Stated task:
What is needed is an exact copy of the lines from the one containing "Rebuild this chart" to the one containing "const braceL = 198, braceR", both lines included, and no other lines.

--- Given entries ---

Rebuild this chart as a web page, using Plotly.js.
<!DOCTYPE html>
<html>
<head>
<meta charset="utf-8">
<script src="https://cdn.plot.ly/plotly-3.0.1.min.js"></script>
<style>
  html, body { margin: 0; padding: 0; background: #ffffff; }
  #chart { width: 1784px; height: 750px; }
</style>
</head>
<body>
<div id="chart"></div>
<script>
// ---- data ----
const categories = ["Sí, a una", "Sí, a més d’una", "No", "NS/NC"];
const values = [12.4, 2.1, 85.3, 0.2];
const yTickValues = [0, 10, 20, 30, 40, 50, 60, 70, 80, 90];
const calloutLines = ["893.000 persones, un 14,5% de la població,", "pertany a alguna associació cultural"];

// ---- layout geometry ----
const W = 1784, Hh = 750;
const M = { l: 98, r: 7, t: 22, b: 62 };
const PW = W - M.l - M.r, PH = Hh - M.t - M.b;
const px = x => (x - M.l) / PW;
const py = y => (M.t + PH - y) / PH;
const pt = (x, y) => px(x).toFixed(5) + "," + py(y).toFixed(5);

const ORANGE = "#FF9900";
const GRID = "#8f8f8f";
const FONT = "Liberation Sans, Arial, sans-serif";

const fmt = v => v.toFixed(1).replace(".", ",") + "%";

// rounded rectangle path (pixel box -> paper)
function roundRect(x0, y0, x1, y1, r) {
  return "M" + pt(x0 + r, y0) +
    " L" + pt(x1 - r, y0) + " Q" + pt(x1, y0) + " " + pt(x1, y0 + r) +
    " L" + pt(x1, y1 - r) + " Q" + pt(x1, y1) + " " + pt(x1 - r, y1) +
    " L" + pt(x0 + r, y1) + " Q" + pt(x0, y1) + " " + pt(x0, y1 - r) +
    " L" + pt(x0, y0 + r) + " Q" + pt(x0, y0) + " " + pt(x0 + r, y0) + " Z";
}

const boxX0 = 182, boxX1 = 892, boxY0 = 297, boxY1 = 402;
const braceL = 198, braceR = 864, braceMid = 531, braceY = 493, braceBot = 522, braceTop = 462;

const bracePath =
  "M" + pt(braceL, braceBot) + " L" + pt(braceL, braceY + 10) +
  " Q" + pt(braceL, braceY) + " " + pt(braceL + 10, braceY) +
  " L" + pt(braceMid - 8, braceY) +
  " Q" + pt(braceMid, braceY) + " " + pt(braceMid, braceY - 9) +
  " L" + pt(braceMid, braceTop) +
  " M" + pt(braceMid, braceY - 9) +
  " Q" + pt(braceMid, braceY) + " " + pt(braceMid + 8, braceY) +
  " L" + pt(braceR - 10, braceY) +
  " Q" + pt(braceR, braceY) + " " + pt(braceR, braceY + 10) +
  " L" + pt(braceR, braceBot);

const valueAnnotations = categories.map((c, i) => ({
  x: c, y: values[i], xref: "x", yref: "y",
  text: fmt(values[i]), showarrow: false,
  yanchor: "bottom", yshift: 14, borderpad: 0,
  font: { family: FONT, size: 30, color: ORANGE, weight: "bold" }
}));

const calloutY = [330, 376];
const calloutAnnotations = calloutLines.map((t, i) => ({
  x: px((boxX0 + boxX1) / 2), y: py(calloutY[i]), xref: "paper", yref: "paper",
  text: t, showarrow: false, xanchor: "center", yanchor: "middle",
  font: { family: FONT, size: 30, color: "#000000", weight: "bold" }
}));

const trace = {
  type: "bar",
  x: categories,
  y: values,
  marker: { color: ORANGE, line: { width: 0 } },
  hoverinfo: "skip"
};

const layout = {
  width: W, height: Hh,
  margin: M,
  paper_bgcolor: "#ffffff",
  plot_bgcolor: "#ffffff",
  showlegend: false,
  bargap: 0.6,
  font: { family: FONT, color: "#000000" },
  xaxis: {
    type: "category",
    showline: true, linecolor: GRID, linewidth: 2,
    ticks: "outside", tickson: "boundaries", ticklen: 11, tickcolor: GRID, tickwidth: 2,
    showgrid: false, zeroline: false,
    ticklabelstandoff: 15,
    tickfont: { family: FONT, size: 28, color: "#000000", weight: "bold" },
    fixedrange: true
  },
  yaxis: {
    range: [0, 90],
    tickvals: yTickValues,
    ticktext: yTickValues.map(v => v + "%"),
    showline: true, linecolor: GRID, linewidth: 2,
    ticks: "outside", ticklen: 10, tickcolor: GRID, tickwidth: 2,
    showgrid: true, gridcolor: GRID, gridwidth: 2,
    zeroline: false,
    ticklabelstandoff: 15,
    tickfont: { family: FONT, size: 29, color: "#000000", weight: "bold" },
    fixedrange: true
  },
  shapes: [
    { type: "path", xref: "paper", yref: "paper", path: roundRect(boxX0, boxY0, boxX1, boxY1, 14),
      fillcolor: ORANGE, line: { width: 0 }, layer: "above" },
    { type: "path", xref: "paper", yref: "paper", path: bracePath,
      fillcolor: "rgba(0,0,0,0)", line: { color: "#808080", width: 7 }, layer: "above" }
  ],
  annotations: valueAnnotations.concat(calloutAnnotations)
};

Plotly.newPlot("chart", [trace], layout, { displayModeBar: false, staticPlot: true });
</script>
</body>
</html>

---
--- Given entries ---

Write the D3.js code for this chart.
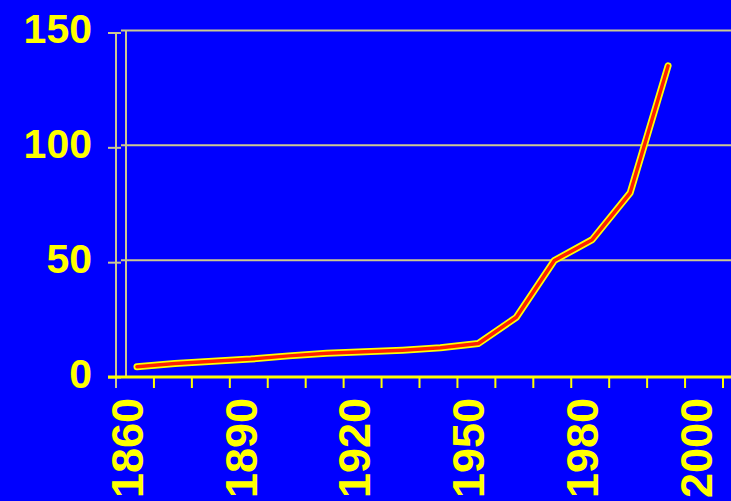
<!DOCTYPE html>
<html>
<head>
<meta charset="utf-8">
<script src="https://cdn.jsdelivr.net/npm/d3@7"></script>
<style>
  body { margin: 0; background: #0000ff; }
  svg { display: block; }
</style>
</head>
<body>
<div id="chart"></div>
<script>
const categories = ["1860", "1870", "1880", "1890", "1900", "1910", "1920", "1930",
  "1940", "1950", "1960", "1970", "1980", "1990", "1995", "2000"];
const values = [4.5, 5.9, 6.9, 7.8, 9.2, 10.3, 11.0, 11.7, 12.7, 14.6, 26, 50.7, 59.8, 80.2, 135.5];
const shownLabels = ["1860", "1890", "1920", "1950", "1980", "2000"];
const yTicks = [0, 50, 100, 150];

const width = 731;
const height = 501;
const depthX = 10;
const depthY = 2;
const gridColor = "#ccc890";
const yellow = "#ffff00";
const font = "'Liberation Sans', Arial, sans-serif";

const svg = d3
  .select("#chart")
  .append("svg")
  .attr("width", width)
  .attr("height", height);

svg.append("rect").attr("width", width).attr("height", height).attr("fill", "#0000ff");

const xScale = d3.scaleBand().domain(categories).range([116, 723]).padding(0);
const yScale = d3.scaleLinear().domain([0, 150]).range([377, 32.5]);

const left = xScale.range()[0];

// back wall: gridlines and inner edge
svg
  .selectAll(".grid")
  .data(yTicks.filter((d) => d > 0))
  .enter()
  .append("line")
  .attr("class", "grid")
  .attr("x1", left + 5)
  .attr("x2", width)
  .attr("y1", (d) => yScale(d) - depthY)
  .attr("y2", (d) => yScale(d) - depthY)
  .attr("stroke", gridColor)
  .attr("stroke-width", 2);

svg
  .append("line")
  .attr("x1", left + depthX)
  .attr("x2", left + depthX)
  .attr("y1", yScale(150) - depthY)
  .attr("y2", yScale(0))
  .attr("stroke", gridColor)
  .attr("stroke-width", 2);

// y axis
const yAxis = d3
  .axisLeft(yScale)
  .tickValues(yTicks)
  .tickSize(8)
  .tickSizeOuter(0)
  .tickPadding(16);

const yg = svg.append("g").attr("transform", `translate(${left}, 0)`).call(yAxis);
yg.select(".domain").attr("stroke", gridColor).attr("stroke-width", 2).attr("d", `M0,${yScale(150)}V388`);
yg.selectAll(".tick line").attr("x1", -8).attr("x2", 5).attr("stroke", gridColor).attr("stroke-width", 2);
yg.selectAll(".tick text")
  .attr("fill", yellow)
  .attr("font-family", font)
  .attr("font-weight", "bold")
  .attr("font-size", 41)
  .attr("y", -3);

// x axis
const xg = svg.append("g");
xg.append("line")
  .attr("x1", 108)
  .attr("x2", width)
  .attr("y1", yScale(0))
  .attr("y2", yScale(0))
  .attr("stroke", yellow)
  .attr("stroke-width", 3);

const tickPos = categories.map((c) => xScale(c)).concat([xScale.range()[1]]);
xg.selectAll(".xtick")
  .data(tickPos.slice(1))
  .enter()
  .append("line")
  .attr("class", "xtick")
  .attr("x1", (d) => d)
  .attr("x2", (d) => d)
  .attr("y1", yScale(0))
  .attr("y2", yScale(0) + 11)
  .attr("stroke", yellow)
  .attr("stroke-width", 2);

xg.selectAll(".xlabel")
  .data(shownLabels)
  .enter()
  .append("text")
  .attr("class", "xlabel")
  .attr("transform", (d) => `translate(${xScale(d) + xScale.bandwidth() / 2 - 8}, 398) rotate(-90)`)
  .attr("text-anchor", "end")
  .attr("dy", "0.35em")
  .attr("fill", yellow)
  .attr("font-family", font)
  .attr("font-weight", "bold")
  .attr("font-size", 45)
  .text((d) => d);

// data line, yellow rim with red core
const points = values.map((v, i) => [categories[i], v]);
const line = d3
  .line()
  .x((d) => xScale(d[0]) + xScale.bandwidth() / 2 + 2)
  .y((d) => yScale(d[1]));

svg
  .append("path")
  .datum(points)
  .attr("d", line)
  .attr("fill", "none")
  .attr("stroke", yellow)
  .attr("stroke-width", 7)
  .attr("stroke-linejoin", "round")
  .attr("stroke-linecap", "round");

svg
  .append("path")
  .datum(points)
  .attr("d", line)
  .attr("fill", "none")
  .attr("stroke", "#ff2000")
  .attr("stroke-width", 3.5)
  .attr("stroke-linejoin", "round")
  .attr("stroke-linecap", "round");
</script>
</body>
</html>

---

Answer to this task:
Rebuild this chart as a web page, using Plotly.js.
<!DOCTYPE html>
<html>
<head>
<meta charset="utf-8">
<script src="https://cdn.plot.ly/plotly-3.0.1.min.js"></script>
<style>
  html, body { margin: 0; padding: 0; background: #ffffff; }
  #chart { width: 1784px; height: 750px; }
</style>
</head>
<body>
<div id="chart"></div>
<script>
// ---- data ----
const categories = ["Sí, a una", "Sí, a més d’una", "No", "NS/NC"];
const values = [12.4, 2.1, 85.3, 0.2];
const yTickValues = [0, 10, 20, 30, 40, 50, 60, 70, 80, 90];
const calloutLines = ["893.000 persones, un 14,5% de la població,", "pertany a alguna associació cultural"];

// ---- layout geometry ----
const W = 1784, Hh = 750;
const M = { l: 98, r: 7, t: 22, b: 62 };
const PW = W - M.l - M.r, PH = Hh - M.t - M.b;
const px = x => (x - M.l) / PW;
const py = y => (M.t + PH - y) / PH;
const pt = (x, y) => px(x).toFixed(5) + "," + py(y).toFixed(5);

const ORANGE = "#FF9900";
const GRID = "#8f8f8f";
const FONT = "Liberation Sans, Arial, sans-serif";

const fmt = v => v.toFixed(1).replace(".", ",") + "%";

// rounded rectangle path (pixel box -> paper)
function roundRect(x0, y0, x1, y1, r) {
  return "M" + pt(x0 + r, y0) +
    " L" + pt(x1 - r, y0) + " Q" + pt(x1, y0) + " " + pt(x1, y0 + r) +
    " L" + pt(x1, y1 - r) + " Q" + pt(x1, y1) + " " + pt(x1 - r, y1) +
    " L" + pt(x0 + r, y1) + " Q" + pt(x0, y1) + " " + pt(x0, y1 - r) +
    " L" + pt(x0, y0 + r) + " Q" + pt(x0, y0) + " " + pt(x0 + r, y0) + " Z";
}

const boxX0 = 182, boxX1 = 892, boxY0 = 297, boxY1 = 402;
const braceL = 198, braceR = 864, braceMid = 531, braceY = 493, braceBot = 522, braceTop = 462;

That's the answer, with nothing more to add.